The Independent
Sure enough, a dozen or so people are waiting at the doors of his Sharehouse shop in Sheffield, ahead of opening on the afternoon I turn up. They have come – and will continue to crowd in for the next two hours – for two main reasons.
The first is because the choice of groceries inside this unrefurbished warehouse is phenomenal: crates of fruit and veg, baskets of breads, a deli counter offering pies and pates and pickles, tinned goods and cakes. Lots of cakes. Very occasionally, you can get blast chilled chicken from Nando’s here – “although,” says Smith, “it flies out the door pretty quick”.
The second reason all these customers keep turning up is because of the price for everything in here: “Pay whatever you feel.”
People come in, fill their baskets and then hand over as much or as little money as they want. Some people do weekly shops for a fiver, and that’s fine.
What’s the catch? There is one, of course. Everything here has been salvaged from supermarket bins, restaurant leftovers and wholesale market waste. Edibles otherwise marked for landfill have been saved and piled high. Smith once got called by a food bank with a surplus of donated tins and nowhere to store them. He collected them in his van, stuck them in store and watched them get snapped up.

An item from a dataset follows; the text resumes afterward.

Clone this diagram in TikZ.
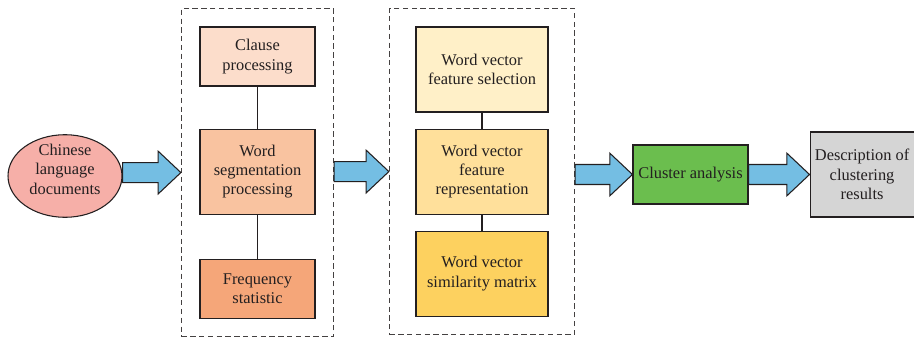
\documentclass[tikz,border=0pt]{standalone}
\usepackage{fontspec}
\setmainfont{Liberation Serif}
\usetikzlibrary{positioning,calc,fit,shapes.geometric}

\definecolor{inkdark}{HTML}{231F20}
\definecolor{docpink}{HTML}{F6AFA8}
\definecolor{flowblue}{HTML}{74BEE3}
\definecolor{clausefill}{HTML}{FCDDCB}
\definecolor{segfill}{HTML}{F9C3A0}
\definecolor{freqfill}{HTML}{F5A679}
\definecolor{selfill}{HTML}{FFF0C8}
\definecolor{repfill}{HTML}{FFE09B}
\definecolor{simfill}{HTML}{FDD15F}
\definecolor{clusterfill}{HTML}{6BBE4E}
\definecolor{descfill}{HTML}{D5D5D5}

% fat blue arrow from one node's east side to the next node's west side
\newcommand{\flowarrow}[2]{%
  \draw[flow] let \p1=(#1.east), \p2=(#2.west) in
    (\x1,\y2+7.5pt) -- (\x2-17pt,\y2+7.5pt) -- (\x2-17pt,\y2+16pt) -- (\x2,\y2)
    -- (\x2-17pt,\y2-16pt) -- (\x2-17pt,\y2-7.5pt) -- (\x1,\y2-7.5pt) -- cycle;}

\begin{document}
\begin{tikzpicture}[
  x=0.75pt, y=-0.75pt,
  font=\fontsize{12.3}{14.6}\selectfont,
  text=inkdark,
  stepbox/.style={draw=inkdark, line width=0.8pt, align=center, inner sep=2pt},
  group/.style={draw=inkdark!85, line width=0.9pt, dash pattern=on 4pt off 2.6pt},
  flow/.style={draw=inkdark, line width=0.8pt, fill=flowblue},
  link/.style={draw=inkdark, line width=0.8pt}
]
\useasboundingbox (0,0) rectangle (914,336);

% source documents, text sits a little above the middle
\node[ellipse, draw=inkdark, line width=0.8pt, fill=docpink,
  minimum width=85.5pt, minimum height=51pt, inner sep=0pt] (docs) at (65,176)
  {\raisebox{3.75pt}[\height][\depth]{\begin{tabular}{@{}c@{}}Chinese\\language\\documents\end{tabular}}};

% first stage: text preprocessing
\node[stepbox, fill=clausefill, minimum width=86.25pt, minimum height=44.25pt] (clause) at (257.5,56.5)
  {Clause\\processing};
\node[stepbox, fill=segfill, minimum width=86.25pt, minimum height=63.75pt, below=31.5pt of clause] (seg)
  {Word\\segmentation\\processing};
\node[stepbox, fill=freqfill, minimum width=86.25pt, minimum height=44.25pt, below=33pt of seg] (freq)
  {Frequency\\statistic};
\draw[link] (clause) -- (seg);
\draw[link] (seg) -- (freq);
\node[group, fit=(clause)(seg)(freq), inner xsep=13.5pt, inner ysep=13.5pt] (prep) {};

% second stage: word vectors
\node[stepbox, fill=selfill, minimum width=99pt, minimum height=63.75pt] (sel) at (482,69.5)
  {Word vector\\feature selection};
\node[stepbox, fill=repfill, minimum width=99pt, minimum height=63.75pt, below=12pt of sel] (rep)
  {Word vector\\feature\\representation};
\node[stepbox, fill=simfill, minimum width=99pt, minimum height=63.75pt, below=12pt of rep] (sim)
  {Word vector\\similarity matrix};
\draw[link] (sel) -- (rep);
\draw[link] (rep) -- (sim);
\node[group, fit=(sel)(rep)(sim), inner xsep=19.5pt, inner ysep=13.5pt] (vec) {};

\node[stepbox, fill=clusterfill, minimum width=86.25pt, minimum height=44.25pt] (cluster) at (690.5,174.5)
  {Cluster analysis};
\node[stepbox, fill=descfill, minimum width=78pt, minimum height=63.75pt, right=45.75pt of cluster] (desc)
  {Description of\\clustering\\results};

\flowarrow{docs}{prep}
\flowarrow{prep}{vec}
\flowarrow{vec}{cluster}
\flowarrow{cluster}{desc}
\end{tikzpicture}
\end{document}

Local branches of Morrisons, Sainsbury’s and M&S all have his team take their unwanted goods. Today there is an abundance of potatoes here. “Too wonky even for the wonky range,” Smith explains with a shrug.
This, then, is the Real Junk Food Project, an enterprise created by the 32-year-old one-time executive chef with the aim of reducing the UK’s vast quantities of food waste, while helping people struggling – or simply seeking a bargain – in austerity Britain. And it’s proving more popular than he ever imagined.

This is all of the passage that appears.